## EXERCISE AIM
Only the lines from the start of the data through the line with "325, 350, 375, 400, 425, 450, 457]" belong in the copy. Restate them word for word, minus the pictures.

## RECORDED INFORMATION

····················

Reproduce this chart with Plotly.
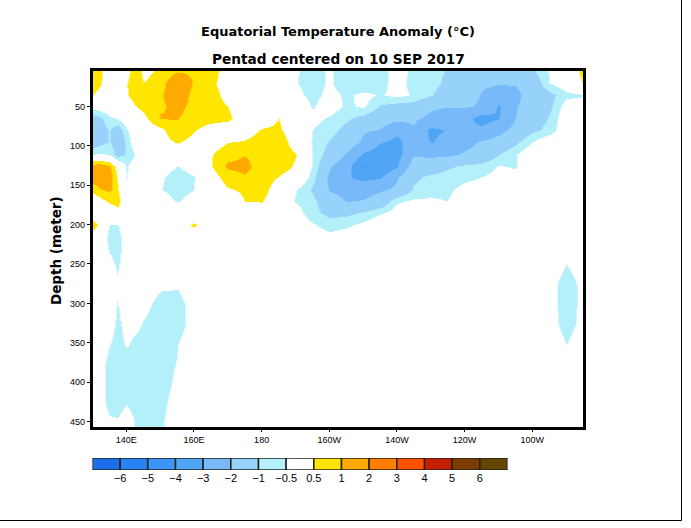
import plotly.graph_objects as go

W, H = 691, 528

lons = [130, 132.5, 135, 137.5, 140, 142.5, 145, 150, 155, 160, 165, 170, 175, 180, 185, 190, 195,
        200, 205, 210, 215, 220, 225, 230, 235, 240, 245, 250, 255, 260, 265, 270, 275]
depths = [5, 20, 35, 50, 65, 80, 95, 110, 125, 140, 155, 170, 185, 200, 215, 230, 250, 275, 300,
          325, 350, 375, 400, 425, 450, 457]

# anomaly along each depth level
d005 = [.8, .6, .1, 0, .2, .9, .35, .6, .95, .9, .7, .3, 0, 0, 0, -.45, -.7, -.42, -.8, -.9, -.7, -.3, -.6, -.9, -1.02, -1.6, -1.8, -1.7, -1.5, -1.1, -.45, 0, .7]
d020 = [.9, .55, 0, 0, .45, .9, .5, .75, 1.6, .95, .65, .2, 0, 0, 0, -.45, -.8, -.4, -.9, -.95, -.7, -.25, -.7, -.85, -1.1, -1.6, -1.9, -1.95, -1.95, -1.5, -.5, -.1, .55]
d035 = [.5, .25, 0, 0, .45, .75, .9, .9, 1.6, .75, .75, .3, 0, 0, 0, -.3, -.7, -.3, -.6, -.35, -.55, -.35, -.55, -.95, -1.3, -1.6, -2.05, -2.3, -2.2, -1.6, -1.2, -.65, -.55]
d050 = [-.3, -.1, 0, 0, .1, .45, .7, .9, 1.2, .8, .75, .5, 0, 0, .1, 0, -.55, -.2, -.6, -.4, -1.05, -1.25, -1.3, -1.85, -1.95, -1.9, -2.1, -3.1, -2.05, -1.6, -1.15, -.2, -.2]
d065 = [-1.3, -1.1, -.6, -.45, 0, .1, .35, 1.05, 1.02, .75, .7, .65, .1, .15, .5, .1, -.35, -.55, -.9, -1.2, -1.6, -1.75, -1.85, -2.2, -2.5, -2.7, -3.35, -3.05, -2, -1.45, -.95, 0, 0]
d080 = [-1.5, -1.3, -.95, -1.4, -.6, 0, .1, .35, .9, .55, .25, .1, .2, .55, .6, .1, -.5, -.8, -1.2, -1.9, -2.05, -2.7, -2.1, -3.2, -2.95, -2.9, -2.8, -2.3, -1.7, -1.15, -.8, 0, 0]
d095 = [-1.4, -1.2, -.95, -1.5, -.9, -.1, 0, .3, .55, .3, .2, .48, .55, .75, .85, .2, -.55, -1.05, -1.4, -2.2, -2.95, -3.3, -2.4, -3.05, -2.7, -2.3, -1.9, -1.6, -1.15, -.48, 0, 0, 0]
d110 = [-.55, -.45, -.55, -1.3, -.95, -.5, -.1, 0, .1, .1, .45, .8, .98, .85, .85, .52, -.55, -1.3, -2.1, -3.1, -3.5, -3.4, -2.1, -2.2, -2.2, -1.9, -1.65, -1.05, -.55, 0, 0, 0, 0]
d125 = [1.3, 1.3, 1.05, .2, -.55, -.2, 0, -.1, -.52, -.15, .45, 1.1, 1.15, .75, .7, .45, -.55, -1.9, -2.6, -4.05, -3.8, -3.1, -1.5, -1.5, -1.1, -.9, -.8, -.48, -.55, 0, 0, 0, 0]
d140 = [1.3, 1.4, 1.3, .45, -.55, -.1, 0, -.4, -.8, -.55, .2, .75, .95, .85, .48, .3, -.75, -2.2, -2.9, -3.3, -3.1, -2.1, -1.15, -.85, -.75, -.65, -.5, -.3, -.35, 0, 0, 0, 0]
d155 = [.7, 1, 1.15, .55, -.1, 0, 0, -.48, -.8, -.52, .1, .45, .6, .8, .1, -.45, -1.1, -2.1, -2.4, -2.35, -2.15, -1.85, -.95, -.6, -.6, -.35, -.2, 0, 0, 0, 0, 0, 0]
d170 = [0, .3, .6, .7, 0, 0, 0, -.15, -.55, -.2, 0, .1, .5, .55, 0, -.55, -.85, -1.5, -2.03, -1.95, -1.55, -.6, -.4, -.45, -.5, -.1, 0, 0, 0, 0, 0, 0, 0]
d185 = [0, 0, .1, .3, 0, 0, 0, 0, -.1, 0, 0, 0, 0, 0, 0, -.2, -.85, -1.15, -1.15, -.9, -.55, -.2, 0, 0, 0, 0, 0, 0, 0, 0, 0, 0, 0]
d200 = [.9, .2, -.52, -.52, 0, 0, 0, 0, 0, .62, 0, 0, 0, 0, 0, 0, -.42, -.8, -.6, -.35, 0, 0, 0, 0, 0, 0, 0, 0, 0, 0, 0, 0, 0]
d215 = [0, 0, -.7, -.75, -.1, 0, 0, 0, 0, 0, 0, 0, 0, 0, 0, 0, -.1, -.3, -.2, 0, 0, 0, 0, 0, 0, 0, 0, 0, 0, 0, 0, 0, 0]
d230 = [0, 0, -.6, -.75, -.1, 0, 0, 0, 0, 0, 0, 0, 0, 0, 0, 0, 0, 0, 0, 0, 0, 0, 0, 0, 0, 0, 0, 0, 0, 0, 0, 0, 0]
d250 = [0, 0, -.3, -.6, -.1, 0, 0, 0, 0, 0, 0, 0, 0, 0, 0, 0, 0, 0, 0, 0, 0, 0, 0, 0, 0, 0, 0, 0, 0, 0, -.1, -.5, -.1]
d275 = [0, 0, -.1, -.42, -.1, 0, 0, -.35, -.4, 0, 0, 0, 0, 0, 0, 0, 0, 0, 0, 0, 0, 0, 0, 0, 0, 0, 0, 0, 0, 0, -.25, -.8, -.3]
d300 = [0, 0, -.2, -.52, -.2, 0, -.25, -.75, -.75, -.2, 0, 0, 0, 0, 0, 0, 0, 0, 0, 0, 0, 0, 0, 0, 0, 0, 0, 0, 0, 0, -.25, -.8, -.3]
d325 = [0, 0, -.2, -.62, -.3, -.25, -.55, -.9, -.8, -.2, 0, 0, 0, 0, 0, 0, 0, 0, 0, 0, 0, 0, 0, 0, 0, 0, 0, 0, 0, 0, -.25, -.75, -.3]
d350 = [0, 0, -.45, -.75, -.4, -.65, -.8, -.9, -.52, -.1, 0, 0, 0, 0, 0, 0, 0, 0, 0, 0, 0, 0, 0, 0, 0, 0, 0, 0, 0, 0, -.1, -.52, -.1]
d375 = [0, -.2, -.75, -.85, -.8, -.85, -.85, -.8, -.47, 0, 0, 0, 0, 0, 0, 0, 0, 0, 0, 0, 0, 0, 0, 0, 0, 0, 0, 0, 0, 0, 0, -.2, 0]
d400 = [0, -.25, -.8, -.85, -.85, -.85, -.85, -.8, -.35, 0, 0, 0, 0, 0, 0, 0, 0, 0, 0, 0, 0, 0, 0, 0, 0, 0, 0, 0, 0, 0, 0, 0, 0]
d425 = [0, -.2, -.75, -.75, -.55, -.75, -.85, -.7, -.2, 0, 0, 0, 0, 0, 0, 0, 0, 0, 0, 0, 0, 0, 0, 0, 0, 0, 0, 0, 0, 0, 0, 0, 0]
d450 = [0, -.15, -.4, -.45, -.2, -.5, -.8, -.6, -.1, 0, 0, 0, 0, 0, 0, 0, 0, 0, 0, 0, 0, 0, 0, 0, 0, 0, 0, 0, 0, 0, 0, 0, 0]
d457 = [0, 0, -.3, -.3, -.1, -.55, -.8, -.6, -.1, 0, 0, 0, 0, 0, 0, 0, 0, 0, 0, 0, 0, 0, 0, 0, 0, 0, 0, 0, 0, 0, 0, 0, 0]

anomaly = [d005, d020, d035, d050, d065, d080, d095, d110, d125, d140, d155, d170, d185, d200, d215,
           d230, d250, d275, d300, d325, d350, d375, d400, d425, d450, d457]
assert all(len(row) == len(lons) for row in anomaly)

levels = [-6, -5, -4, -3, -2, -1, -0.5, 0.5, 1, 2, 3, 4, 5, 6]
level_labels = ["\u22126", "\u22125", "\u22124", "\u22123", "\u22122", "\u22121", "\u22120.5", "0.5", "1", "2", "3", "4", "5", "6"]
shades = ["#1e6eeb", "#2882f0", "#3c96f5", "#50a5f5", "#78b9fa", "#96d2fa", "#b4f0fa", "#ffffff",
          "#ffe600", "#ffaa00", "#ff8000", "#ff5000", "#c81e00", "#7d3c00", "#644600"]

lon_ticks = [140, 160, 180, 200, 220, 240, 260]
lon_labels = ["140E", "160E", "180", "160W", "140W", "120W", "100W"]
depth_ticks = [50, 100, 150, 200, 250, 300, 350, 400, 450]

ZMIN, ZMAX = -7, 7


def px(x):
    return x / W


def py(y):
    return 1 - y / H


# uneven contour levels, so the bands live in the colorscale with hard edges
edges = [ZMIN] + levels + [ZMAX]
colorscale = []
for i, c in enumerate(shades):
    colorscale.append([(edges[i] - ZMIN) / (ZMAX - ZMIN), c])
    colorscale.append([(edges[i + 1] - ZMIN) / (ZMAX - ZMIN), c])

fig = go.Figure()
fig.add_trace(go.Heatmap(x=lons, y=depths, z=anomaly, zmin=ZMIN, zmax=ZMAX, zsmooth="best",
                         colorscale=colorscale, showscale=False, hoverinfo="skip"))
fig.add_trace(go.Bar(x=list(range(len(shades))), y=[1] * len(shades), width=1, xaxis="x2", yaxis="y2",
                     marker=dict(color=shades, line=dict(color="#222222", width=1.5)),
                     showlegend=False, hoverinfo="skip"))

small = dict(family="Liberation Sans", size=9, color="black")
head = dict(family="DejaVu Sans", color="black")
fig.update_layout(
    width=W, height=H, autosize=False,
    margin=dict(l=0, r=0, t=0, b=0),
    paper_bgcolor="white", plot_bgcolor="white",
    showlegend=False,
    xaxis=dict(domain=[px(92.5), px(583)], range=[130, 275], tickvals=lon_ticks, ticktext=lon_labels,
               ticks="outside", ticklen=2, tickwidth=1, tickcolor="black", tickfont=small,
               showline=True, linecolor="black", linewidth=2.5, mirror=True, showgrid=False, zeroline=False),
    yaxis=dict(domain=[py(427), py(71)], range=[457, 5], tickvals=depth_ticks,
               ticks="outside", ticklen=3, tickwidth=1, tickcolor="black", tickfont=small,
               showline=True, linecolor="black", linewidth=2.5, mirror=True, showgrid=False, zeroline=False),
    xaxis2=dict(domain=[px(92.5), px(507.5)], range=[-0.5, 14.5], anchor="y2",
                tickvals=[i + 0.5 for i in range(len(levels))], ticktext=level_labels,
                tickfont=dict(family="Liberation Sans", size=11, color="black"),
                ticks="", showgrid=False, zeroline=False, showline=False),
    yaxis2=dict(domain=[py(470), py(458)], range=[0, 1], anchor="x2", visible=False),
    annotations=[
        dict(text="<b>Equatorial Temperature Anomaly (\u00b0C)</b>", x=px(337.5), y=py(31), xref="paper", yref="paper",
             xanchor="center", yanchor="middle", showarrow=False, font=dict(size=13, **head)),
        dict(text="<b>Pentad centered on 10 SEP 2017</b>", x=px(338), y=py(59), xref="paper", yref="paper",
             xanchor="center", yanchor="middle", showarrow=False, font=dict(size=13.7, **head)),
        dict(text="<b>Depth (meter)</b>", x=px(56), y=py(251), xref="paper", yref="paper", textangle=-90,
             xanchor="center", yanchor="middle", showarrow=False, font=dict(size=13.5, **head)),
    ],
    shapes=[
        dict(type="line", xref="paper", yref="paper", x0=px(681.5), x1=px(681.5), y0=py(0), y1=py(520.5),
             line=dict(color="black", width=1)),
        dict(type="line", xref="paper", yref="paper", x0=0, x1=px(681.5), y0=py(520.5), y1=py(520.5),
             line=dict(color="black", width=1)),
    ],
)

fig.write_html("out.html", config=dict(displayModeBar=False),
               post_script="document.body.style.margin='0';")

····················

## OUTPUT FOR THIS EXERCISE
Reproduce this chart with Plotly.
import plotly.graph_objects as go

W, H = 691, 528

lons = [130, 132.5, 135, 137.5, 140, 142.5, 145, 150, 155, 160, 165, 170, 175, 180, 185, 190, 195,
        200, 205, 210, 215, 220, 225, 230, 235, 240, 245, 250, 255, 260, 265, 270, 275]
depths = [5, 20, 35, 50, 65, 80, 95, 110, 125, 140, 155, 170, 185, 200, 215, 230, 250, 275, 300,
          325, 350, 375, 400, 425, 450, 457]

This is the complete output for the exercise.